Federal court (big picture)
- Initial appearance and arraignment may be separate. The initial appearance before a magistrate judge often addresses identity, detention, and counsel, with arraignment following once an indictment or information is in place.
- Bail is governed by the Bail Reform Act, which focuses on flight risk and danger, and allows detention in qualifying cases.
- Discovery is shaped by federal rules and constitutional disclosure duties, with additional local practice and protective orders common in complex cases.
- Speedy Trial Act clocks can influence scheduling, continuances, and litigation strategy.
State court (big picture)
- Names and sequences vary widely. Some states use “arraignment” for the first appearance; others have a first appearance followed by a separate arraignment.
- Bail rules are state-specific, including bail schedules, reform statutes, and local practices.
- Charging documents differ: complaints, informations, and indictments appear in different combinations depending on the state.
- Discovery obligations vary, including “open file” states and jurisdictions with narrower default disclosure.
If you take one lesson from the federal-state split, it should be this: the constitutional floor is national, but the procedural architecture is local.

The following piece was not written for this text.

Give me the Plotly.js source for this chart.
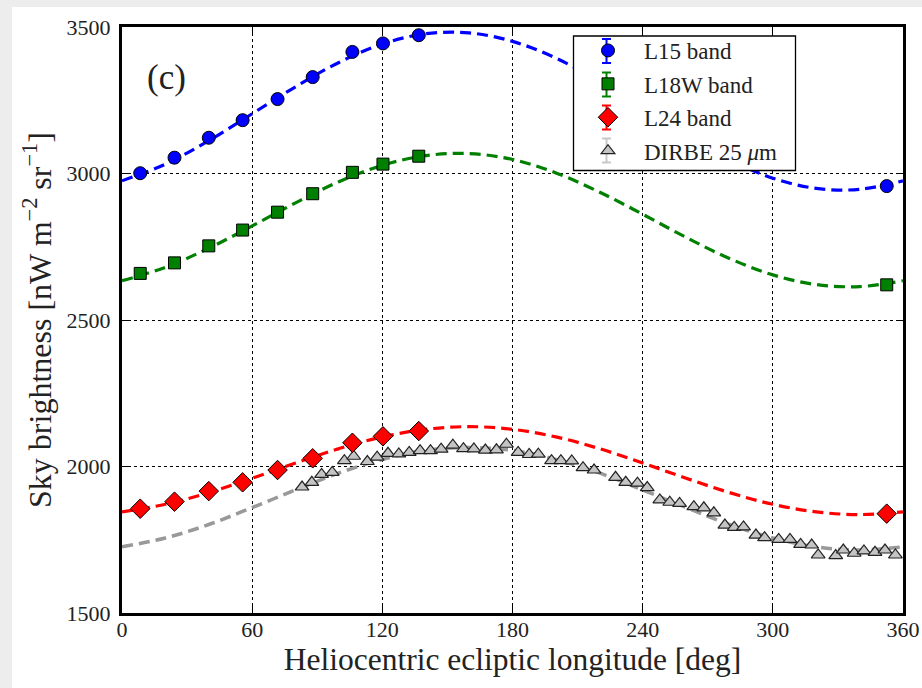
<!DOCTYPE html>
<html>
<head>
<meta charset="utf-8">
<script src="https://cdn.plot.ly/plotly-3.0.1.min.js"></script>
<style>html,body{margin:0;padding:0;background:#ededed;}#chart{width:922px;height:688px;}</style>
</head>
<body>
<div id="chart"></div>
<script>
// AKARI band measurements
const akariLon = [8.4, 24.2, 40.0, 55.6, 71.7, 87.9, 106.2, 120.3, 136.8, 352.5];
const l15 = [3001, 3054, 3122, 3182, 3254, 3329, 3415, 3444, 3472, 2957];
const l18w = [2659, 2695, 2753, 2807, 2868, 2931, 3004, 3032, 3059, 2620];
const l24 = [1856, 1880, 1916, 1946, 1988, 2028, 2081, 2103, 2121, 1839];

// DIRBE 25 um measurements
const dirbeLon = [83.0, 87.5, 92.0, 96.9, 102.5, 106.8, 113.1, 117.6, 122.6, 127.6, 132.4, 137.4, 142.2, 147.1, 152.5, 157.4, 162.2, 167.5, 172.6, 177.2, 182.6, 187.7, 191.9, 198.0, 202.3, 207.3, 212.5, 217.6, 227.5, 232.2, 237.6, 242.1, 247.9, 252.5, 257.0, 263.6, 268.2, 272.8, 277.9, 282.2, 286.5, 292.2, 296.2, 302.7, 307.9, 312.8, 317.9, 320.9, 329.0, 332.5, 337.5, 342.0, 347.1, 351.7, 356.5];
const dirbe = [1930, 1946, 1973, 1980, 2020, 2035, 2017, 2032, 2045, 2043, 2048, 2054, 2054, 2059, 2073, 2061, 2060, 2056, 2057, 2076, 2048, 2041, 2042, 2020, 2020, 2019, 1996, 1988, 1963, 1946, 1943, 1928, 1886, 1878, 1874, 1863, 1859, 1842, 1800, 1792, 1794, 1766, 1757, 1751, 1751, 1734, 1732, 1698, 1696, 1715, 1704, 1712, 1707, 1715, 1698];

// Fitted curves
const fitLon = [0, 20, 40, 60, 80, 100, 120, 140, 160, 180, 200, 220, 240, 260, 280, 300, 320, 340, 360];
const fitL15 = [2975, 3032, 3112, 3204, 3296, 3379, 3442, 3477, 3480, 3451, 3394, 3314, 3222, 3130, 3047, 2984, 2949, 2946, 2975];
const fitL18w = [2634, 2680, 2745, 2821, 2900, 2972, 3028, 3061, 3068, 3048, 3002, 2937, 2861, 2782, 2710, 2654, 2621, 2614, 2634];
const fitL24 = [1845, 1871, 1911, 1960, 2012, 2061, 2101, 2127, 2136, 2127, 2101, 2061, 2012, 1960, 1911, 1871, 1845, 1836, 1845];
const fitDirbe = [1726, 1756, 1802, 1860, 1920, 1978, 2024, 2055, 2065, 2055, 2024, 1978, 1920, 1860, 1802, 1756, 1726, 1715, 1726];

const seriesNames = ["L15 band", "L18W band", "L24 band", "DIRBE 25 <i>μ</i>m"];
const seriesColors = ["#0000ff", "#008000", "#ff0000", "#c8c8c8"];
const xTicks = [0, 60, 120, 180, 240, 300, 360];
const yTicks = [1500, 2000, 2500, 3000, 3500];

const FONT = "'Liberation Serif', 'DejaVu Serif', serif";
const dash = "11px,6px";

function fit(y, color, w) {
  return {x: fitLon, y: y, type: "scatter", mode: "lines", showlegend: false, hoverinfo: "skip",
          line: {color: color, width: w, dash: dash, shape: "spline", smoothing: 1.0}};
}

const traces = [
  fit(fitDirbe, "#999999", 3.5),
  fit(fitL24, seriesColors[2], 3.2),
  fit(fitL18w, seriesColors[1], 3.2),
  fit(fitL15, seriesColors[0], 3.2),
  {x: dirbeLon, y: dirbe, type: "scatter", mode: "markers", name: seriesNames[3], legendgroup: "d", legendrank: 4,
   marker: {symbol: "triangle-up", size: 12, color: "#c4c4c4", line: {color: "#222", width: 1.2}}},
  {x: akariLon, y: l24, type: "scatter", mode: "markers", name: seriesNames[2], legendgroup: "c", legendrank: 3,
   marker: {symbol: "diamond", size: 15, color: seriesColors[2], line: {color: "#000", width: 1}}},
  {x: akariLon, y: l18w, type: "scatter", mode: "markers", name: seriesNames[1], legendgroup: "b", legendrank: 2,
   marker: {symbol: "square", size: 12, color: seriesColors[1], line: {color: "#000", width: 1}}},
  {x: akariLon, y: l15, type: "scatter", mode: "markers", name: seriesNames[0], legendgroup: "a", legendrank: 1,
   marker: {symbol: "circle", size: 13, color: seriesColors[0], line: {color: "#000", width: 1}}}
];

const W = 922, H = 688, L = 122, R = 19, T = 27, B = 75;
const pw = W - L - R, ph = H - T - B;
const px2x = p => (p - L) / pw;
const px2y = p => (H - B - p) / ph;

const axisCommon = {
  showline: true, linewidth: 3, linecolor: "#000", mirror: "ticks",
  ticks: "inside", ticklen: 7, tickwidth: 1, tickcolor: "#000",
  showgrid: true, gridcolor: "#000", gridwidth: 1, griddash: "dot",
  zeroline: false, tickfont: {family: FONT, size: 22, color: "#222"}
};

// legend frame and error-bar glyphs (decoration)
const shapes = [
  {type: "rect", xref: "paper", yref: "paper", layer: "below",
   x0: px2x(12), x1: px2x(W), y0: px2y(H), y1: px2y(7),
   fillcolor: "#ffffff", line: {width: 0}},
  {type: "rect", xref: "paper", yref: "paper", layer: "above",
   x0: px2x(573.5), x1: px2x(795.5), y0: px2y(170.5), y1: px2y(36),
   fillcolor: "#ffffff", line: {color: "#000", width: 1.3}}
];
const rowY = [51, 84.5, 117.5, 150.5];
rowY.forEach((ry, i) => {
  const c = seriesColors[i], bx = 606.5;
  shapes.push({type: "line", xref: "paper", yref: "paper", layer: "above",
    x0: px2x(bx), x1: px2x(bx), y0: px2y(ry + 12), y1: px2y(ry - 12), line: {color: c, width: 2}});
  shapes.push({type: "line", xref: "paper", yref: "paper", layer: "above",
    x0: px2x(bx - 4.5), x1: px2x(bx + 4.5), y0: px2y(ry - 12), y1: px2y(ry - 12), line: {color: c, width: 2}});
  shapes.push({type: "line", xref: "paper", yref: "paper", layer: "above",
    x0: px2x(bx - 4.5), x1: px2x(bx + 4.5), y0: px2y(ry + 12), y1: px2y(ry + 12), line: {color: c, width: 2}});
});

const layout = {
  width: W, height: H,
  margin: {l: L, r: R, t: T, b: B, pad: 0},
  paper_bgcolor: "#ededed", plot_bgcolor: "#ffffff",
  font: {family: FONT, color: "#222"},
  showlegend: true,
  xaxis: Object.assign({}, axisCommon, {range: [0, 360], tickvals: xTicks, ticktext: xTicks.map(String),
    ticklabelstandoff: -5,
    title: {text: "Heliocentric ecliptic longitude [deg]", font: {family: FONT, size: 31.5, color: "#222"}, standoff: 2}}),
  yaxis: Object.assign({}, axisCommon, {range: [1500, 3500], tickvals: yTicks, ticktext: yTicks.map(String),
    ticklabelstandoff: 4,
    title: {text: "Sky brightness [nW m<sup>−2</sup> sr<sup>−1</sup>]", font: {family: FONT, size: 32, color: "#222"}, standoff: 6}}),
  legend: {x: px2x(572), y: px2y(29), xanchor: "left", yanchor: "top",
    bgcolor: "rgba(0,0,0,0)", borderwidth: 0,
    font: {family: FONT, size: 23, color: "#222"}, traceorder: "grouped", tracegroupgap: 0.5, itemwidth: 62},
  shapes: shapes,
  annotations: [
    {text: "(c)", xref: "paper", yref: "paper", x: px2x(166), y: px2y(77),
     xanchor: "center", yanchor: "middle", showarrow: false, font: {family: FONT, size: 35, color: "#222"}}
  ]
};

Plotly.newPlot("chart", traces, layout, {displayModeBar: false, staticPlot: true});
</script>
</body>
</html>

The same baseline right to counsel exists everywhere, but how quickly you get a lawyer and how release is decided can look very different from one courthouse to the next.

What happens after arraignment
Arraignment is the on-ramp. After it, the case moves into the phase that usually determines outcomes: evidence exchange, legal challenges, negotiation, and scheduling.
1) Discovery begins or accelerates
“Discovery” is the exchange of information. The prosecution typically turns over police reports, body camera footage when available, lab results, witness statements, and other materials. The defense may request additional items and may also have reciprocal obligations, especially for certain defenses.
Constitutional disclosure rules, often discussed under Brady obligations, require the prosecution to disclose material exculpatory evidence. The exact enforcement and timing disputes tend to become practical litigation issues quickly.
2) Pretrial motions
Many of the most important constitutional fights happen before trial, through motions such as:
- Motions to suppress evidence obtained through alleged Fourth Amendment violations
- Motions to dismiss for legal defects or insufficient charging
- Motions to compel discovery when the defense believes materials are being withheld
- Motions in limine to limit or admit particular evidence at trial
Deadlines for motions are often set at arraignment or at the first pretrial conference right after it.
3) Plea negotiations
Most criminal cases resolve without trial. After arraignment, prosecutors and defense counsel start negotiating with a clearer picture of evidence, criminal history, sentencing exposure, and risk. Plea bargaining is not separate from procedure. It is procedure’s most common destination.
4) Trial scheduling and continuances
The court will set dates for conferences and, if the case does not resolve, trial. Some jurisdictions set a trial date immediately. Others set a series of status hearings first.
Continuances can happen for many reasons: discovery is incomplete, counsel is newly appointed, lab results are pending, or motions need briefing and hearings.
Arraignment as a checkpoint
It is easy to underestimate arraignment because it is rarely dramatic. But it is where the state formally turns a person into a defendant, in public, on the record, with consequences that begin immediately.
If you are trying to understand the criminal legal system, watch arraignment closely. It reveals what the Constitution promises, what local rules require, and where pressure enters the process early. The charges are stated. The plea is entered. The calendar starts moving. And from that moment on, the question is no longer whether the system has power. The question is how it will use it.